There are many other obvious cases in which authenticity manages to overcome the challenge of a rule or definition, and I won't bother to inundate you with an exhaustive list.
What I'm really getting at is that lack of authenticity means that, however we choose to bend the rules, we leave in our minds and our hearts the gaping hole that can only be filled with the truth. If you tell yourself that you can overcome a physical imperfection by having an extremely beautiful personality, and you win the heart of a great mate, then you have earned your authenticity. But if you fill a friend or loved one with a lot of false praise and hope by telling her that she is a princess when she is in fact more of a duchess then we all walk away with a pit in our stomach. The pit is the result of a lie. You can borrow against your authenticity for a little while, but it always leaves a scar somewhere in your mind.

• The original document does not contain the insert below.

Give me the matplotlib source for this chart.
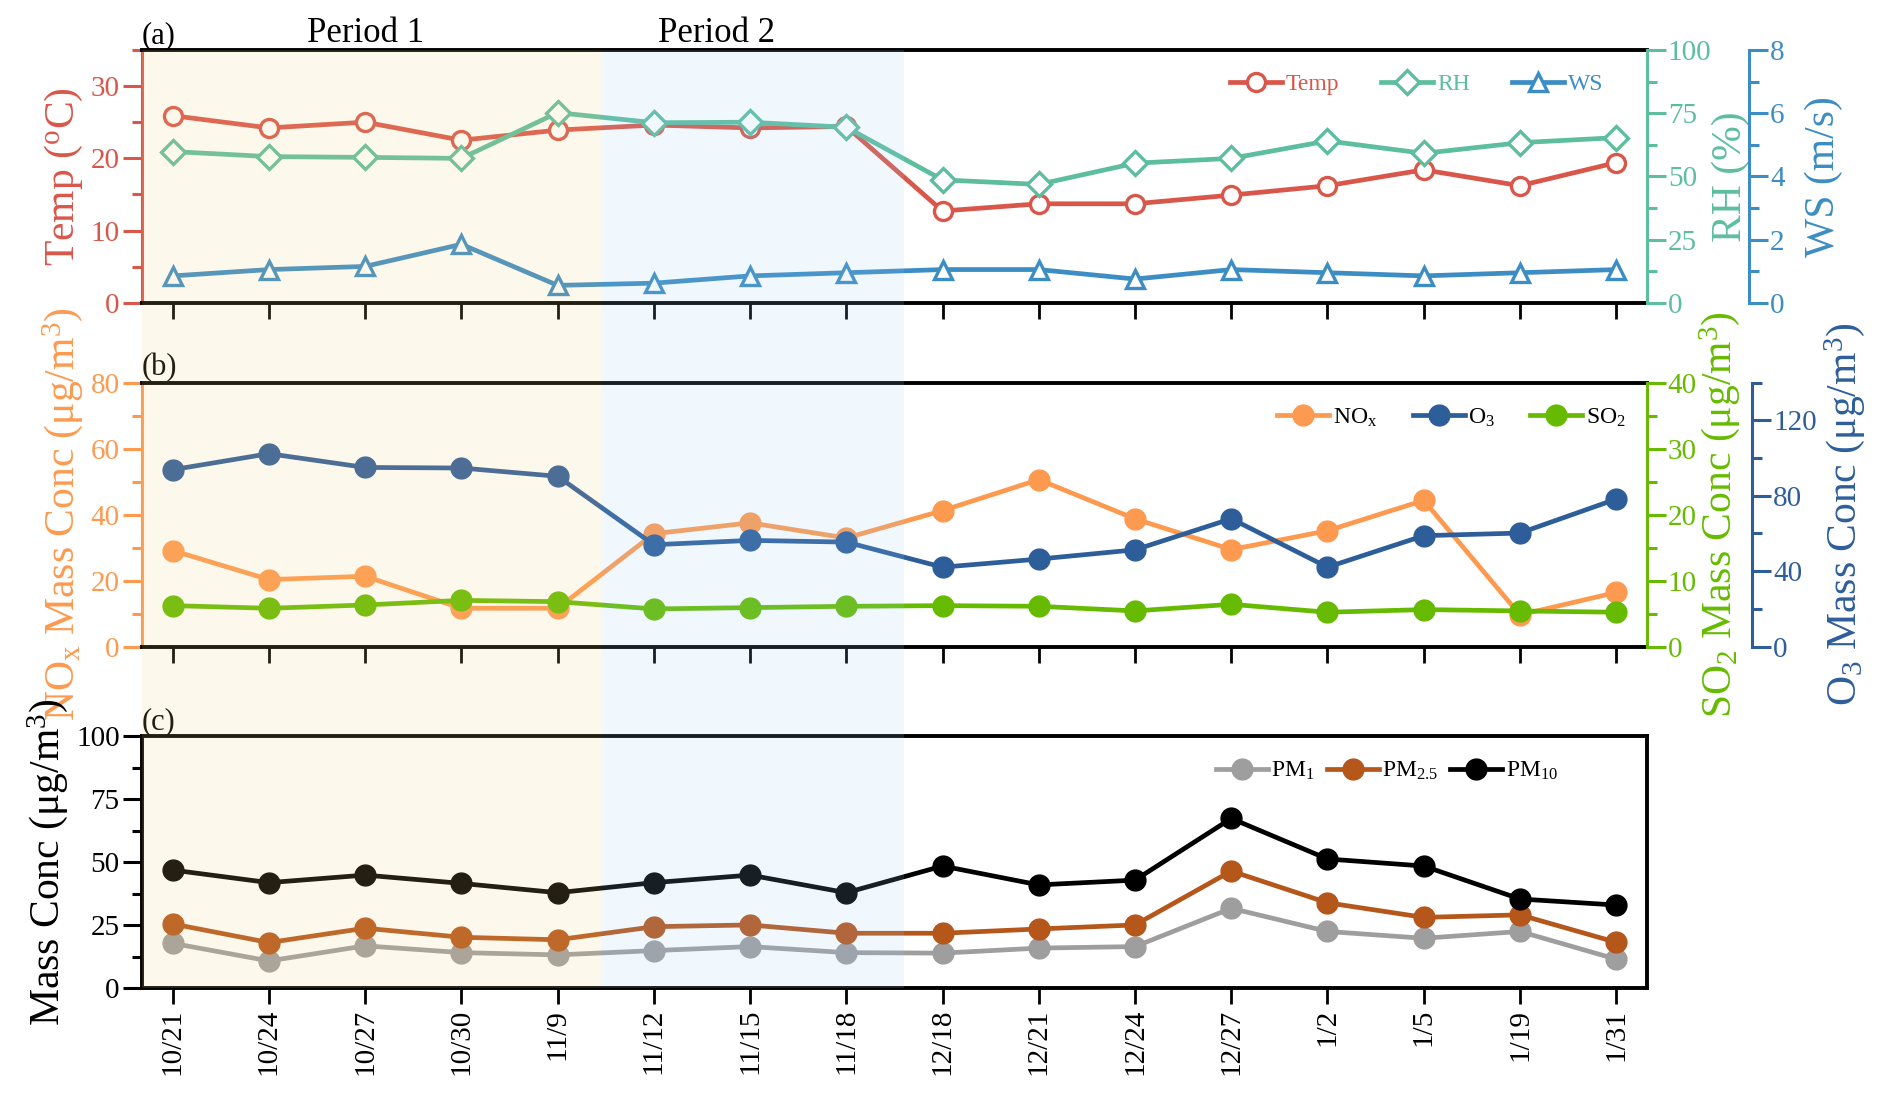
import matplotlib
matplotlib.use('Agg')
import matplotlib.pyplot as plt
from matplotlib.patches import Rectangle
from matplotlib.ticker import MultipleLocator
from matplotlib.transforms import blended_transform_factory

plt.rcParams['font.family'] = ['Liberation Serif', 'DejaVu Serif']
plt.rcParams['mathtext.fontset'] = 'custom'
plt.rcParams['mathtext.rm'] = 'Liberation Serif'
plt.rcParams['mathtext.it'] = 'Liberation Serif:italic'

dates = ['10/21', '10/24', '10/27', '10/30', '11/9', '11/12', '11/15', '11/18',
         '12/18', '12/21', '12/24', '12/27', '1/2', '1/5', '1/19', '1/31']

# panel (a) meteorology
temp = [25.9, 24.2, 25.0, 22.5, 23.9, 24.6, 24.2, 24.4, 12.7, 13.7, 13.7, 14.9, 16.2, 18.4, 16.2, 19.4]
rh = [59.8, 57.8, 57.5, 57.1, 75.2, 71.2, 71.4, 69.4, 48.6, 46.8, 55.2, 57.1, 64.0, 59.1, 63.3, 65.3]
ws = [0.85, 1.05, 1.15, 1.85, 0.55, 0.62, 0.85, 0.95, 1.05, 1.05, 0.75, 1.05, 0.95, 0.85, 0.95, 1.05]

# panel (b) gases
nox = [29.1, 20.3, 21.3, 11.6, 11.6, 34.2, 37.5, 32.9, 41.2, 50.6, 38.7, 29.4, 35.1, 44.3, 9.6, 16.4]
o3 = [93.8, 102.3, 95.0, 94.7, 90.3, 54.0, 56.3, 55.4, 42.1, 46.4, 51.3, 67.8, 42.1, 58.8, 60.2, 78.2]
so2 = [6.2, 5.8, 6.3, 7.0, 6.8, 5.7, 5.9, 6.1, 6.2, 6.1, 5.4, 6.4, 5.2, 5.6, 5.4, 5.2]

# panel (c) particulate matter
pm1 = [17.8, 10.8, 16.8, 14.1, 13.2, 14.9, 16.5, 14.1, 13.9, 15.9, 16.5, 31.7, 22.5, 19.8, 22.5, 11.5]
pm25 = [25.5, 18.1, 23.8, 20.2, 19.2, 24.4, 25.1, 21.8, 21.8, 23.5, 25.1, 46.5, 33.9, 28.1, 29.1, 18.2]
pm10 = [46.9, 41.9, 44.9, 41.6, 37.9, 41.9, 44.9, 37.9, 48.5, 41.0, 42.9, 67.4, 51.3, 48.5, 35.4, 33.0]

periods = [('Period 1', -0.32, 4.45, '#f8d080', 2.0), ('Period 2', 4.45, 7.6, '#9bcaf8', 5.65)]

C_TEMP, C_RH, C_WS = '#d9574a', '#5dbe9e', '#3c8dc4'
C_NOX, C_O3, C_SO2 = '#fd9a50', '#2e5e9a', '#66bb00'
C_PM1, C_PM25, C_PM10 = '#9e9e9e', '#b5561a', '#000000'

x = list(range(len(dates)))
TICK_FS = 21
LAB_FS = 30
SPW = 2.2
LW = 3.4

fig = plt.figure(figsize=(18.92, 11.09), dpi=100)
ax_a = fig.add_axes([0.075, 0.727, 0.7955, 0.228])
ax_b = fig.add_axes([0.075, 0.417, 0.7955, 0.238])
ax_c = fig.add_axes([0.075, 0.109, 0.7955, 0.227])


def style_host(ax, color, right_visible=False):
    for s in ['top', 'bottom']:
        ax.spines[s].set_linewidth(SPW + 0.6)
        ax.spines[s].set_color('black')
    ax.spines['left'].set_color(color)
    ax.spines['left'].set_linewidth(SPW)
    ax.spines['right'].set_visible(right_visible)
    ax.spines['right'].set_linewidth(SPW + 0.6)
    ax.tick_params(axis='y', colors=color, labelsize=TICK_FS, direction='out', length=14, width=SPW, pad=2)
    ax.tick_params(axis='y', which='minor', colors=color, direction='out', length=7, width=SPW)
    ax.tick_params(axis='x', direction='out', length=11.5, width=2, labelsize=TICK_FS)
    ax.set_xlim(-0.32, 15.32)
    ax.set_xticks(x)


def style_twin(ax, color, offset=None):
    for s in ['top', 'bottom', 'left']:
        ax.spines[s].set_visible(False)
    ax.spines['right'].set_color(color)
    ax.spines['right'].set_linewidth(SPW)
    if offset is not None:
        ax.spines['right'].set_position(('axes', offset))
    ax.tick_params(axis='y', colors=color, labelsize=TICK_FS, direction='out', length=14, width=SPW, pad=1)
    ax.tick_params(axis='y', which='minor', colors=color, direction='out', length=7, width=SPW)


# ---- panel (a)
ax_rh = ax_a.twinx()
ax_ws = ax_a.twinx()
style_host(ax_a, C_TEMP)
style_twin(ax_rh, C_RH)
style_twin(ax_ws, C_WS, offset=1.068)

l1, = ax_a.plot(x, temp, '-o', color=C_TEMP, lw=LW, ms=13, mfc='white', mew=2.4, label='Temp')
l2, = ax_rh.plot(x, rh, '-D', color=C_RH, lw=LW, ms=12, mfc='white', mew=2.4, label='RH')
l3, = ax_ws.plot(x, ws, '-^', color=C_WS, lw=LW, ms=13, mfc='white', mew=2.4, label='WS')
ax_a.set_ylim(0, 35)
ax_a.yaxis.set_major_locator(MultipleLocator(10))
ax_a.yaxis.set_minor_locator(MultipleLocator(5))
ax_rh.set_ylim(0, 100)
ax_rh.yaxis.set_major_locator(MultipleLocator(25))
ax_rh.yaxis.set_minor_locator(MultipleLocator(12.5))
ax_ws.set_ylim(0, 8)
ax_ws.yaxis.set_major_locator(MultipleLocator(2))
ax_ws.yaxis.set_minor_locator(MultipleLocator(1))
ax_a.set_ylabel(r'Temp ($^{\mathrm{o}}$C)', color=C_TEMP, fontsize=LAB_FS, labelpad=4)
ax_rh.set_ylabel('RH (%)', color=C_RH, fontsize=LAB_FS, rotation=90, labelpad=0)
ax_ws.set_ylabel('WS (m/s)', color=C_WS, fontsize=LAB_FS, rotation=90, labelpad=14)
ax_a.set_xticklabels([])
leg = ax_ws.legend(handles=[l1, l2, l3], loc='upper right', ncol=3, frameon=False,
                   fontsize=17, handlelength=2.2, columnspacing=1.8, handletextpad=0.15,
                   bbox_to_anchor=(0.985, 0.99))
for t, c in zip(leg.get_texts(), [C_TEMP, C_RH, C_WS]):
    t.set_color(c)

# ---- panel (b)
ax_so2 = ax_b.twinx()
ax_o3 = ax_b.twinx()
style_host(ax_b, C_NOX)
style_twin(ax_so2, C_SO2)
style_twin(ax_o3, C_O3, offset=1.07)

m1, = ax_b.plot(x, nox, '-o', color=C_NOX, lw=LW, ms=15, label=r'NO$_\mathrm{x}$')
m3, = ax_so2.plot(x, so2, '-o', color=C_SO2, lw=LW, ms=15, label=r'SO$_\mathrm{2}$')
m2, = ax_o3.plot(x, o3, '-o', color=C_O3, lw=LW, ms=15, label=r'O$_\mathrm{3}$')
ax_b.set_ylim(0, 80)
ax_b.yaxis.set_major_locator(MultipleLocator(20))
ax_b.yaxis.set_minor_locator(MultipleLocator(10))
ax_so2.set_ylim(0, 40)
ax_so2.yaxis.set_major_locator(MultipleLocator(10))
ax_so2.yaxis.set_minor_locator(MultipleLocator(5))
ax_o3.set_ylim(0, 140)
ax_o3.set_yticks([0, 40, 80, 120])
ax_o3.yaxis.set_minor_locator(MultipleLocator(20))
ax_b.set_ylabel(r'NO$_\mathrm{x}$ Mass Conc (μg/m$^3$)', color=C_NOX, fontsize=LAB_FS, labelpad=4)
ax_so2.set_ylabel(r'SO$_\mathrm{2}$ Mass Conc (μg/m$^3$)', color=C_SO2, fontsize=LAB_FS,
                  rotation=90, labelpad=0)
ax_o3.set_ylabel(r'O$_\mathrm{3}$ Mass Conc (μg/m$^3$)', color=C_O3, fontsize=LAB_FS,
                 rotation=90, labelpad=4)
ax_b.set_xticklabels([])
ax_o3.legend(handles=[m1, m2, m3], loc='upper right', ncol=3, frameon=False,
             fontsize=17, handlelength=2.2, columnspacing=1.5, handletextpad=0.15,
             bbox_to_anchor=(1.0, 0.99))

# ---- panel (c)
style_host(ax_c, 'black', right_visible=True)
ax_c.spines['left'].set_linewidth(SPW + 0.6)
for s in ['top', 'bottom', 'right']:
    ax_c.spines[s].set_color('black')
ax_c.plot(x, pm1, '-o', color=C_PM1, lw=LW, ms=15, label=r'PM$_\mathrm{1}$')
ax_c.plot(x, pm25, '-o', color=C_PM25, lw=LW, ms=15, label=r'PM$_\mathrm{2.5}$')
ax_c.plot(x, pm10, '-o', color=C_PM10, lw=LW, ms=15, label=r'PM$_\mathrm{10}$')
ax_c.set_ylim(0, 100)
ax_c.yaxis.set_major_locator(MultipleLocator(25))
ax_c.yaxis.set_minor_locator(MultipleLocator(12.5))
ax_c.set_ylabel(r'Mass Conc (μg/m$^3$)', fontsize=LAB_FS, labelpad=4)
ax_c.set_xticklabels(dates, rotation=90, fontsize=TICK_FS)
ax_c.legend(loc='upper right', ncol=3, frameon=False, fontsize=17, handlelength=2.2,
            columnspacing=0.5, handletextpad=0.15, bbox_to_anchor=(0.955, 0.99))

# panel letters
for ax, lab in [(ax_a, '(a)'), (ax_b, '(b)'), (ax_c, '(c)')]:
    ax.text(0.0, 1.0, lab, transform=ax.transAxes, fontsize=22, ha='left', va='bottom')

# period shading across all panels, drawn on top with light alpha
tr = blended_transform_factory(ax_c.transData, fig.transFigure)
tr_txt = blended_transform_factory(ax_a.transData, ax_a.transAxes)
for name, x0, x1, col, xc in periods:
    fig.patches.append(Rectangle((x0, 0.109), x1 - x0, 0.955 - 0.109, transform=tr,
                                 facecolor=col, edgecolor='none', alpha=0.15, zorder=20))
    ax_a.text(xc, 1.0, name, transform=tr_txt, fontsize=25, ha='center', va='bottom')

fig.savefig('out.png', dpi=100)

In today's world, we are inundated with gurus, marketing campaigns, media lies, and government propaganda. We regurgitate the spin we hear in our private conversations. We buy into the quick-fixes and the grading-on-a-curve and the false demonization of innocent scapegoats. All the while, we leave ourselves hungry for authenticity.
So the next time you're watching The Voice and telling yourself that the best of these contestants is every bit as good a singer as the Dellphonics or whatever, keep in mind that you're borrowing against your own authenticity, and that one day you're going to turn around and discover that you can't buy a Dellphonics record anymore, and that the only thing left on the store shelves is the new Justin Bieber CD.
And as a final note, let me say that those of you who are saying that you like Justin Bieber and who am I to say anything about it are also borrowing against your authenticity. You might win that argument with me, but you will never out-run the hole left in your stomach, put there by the illusions you chose to suffer to make things look a little better.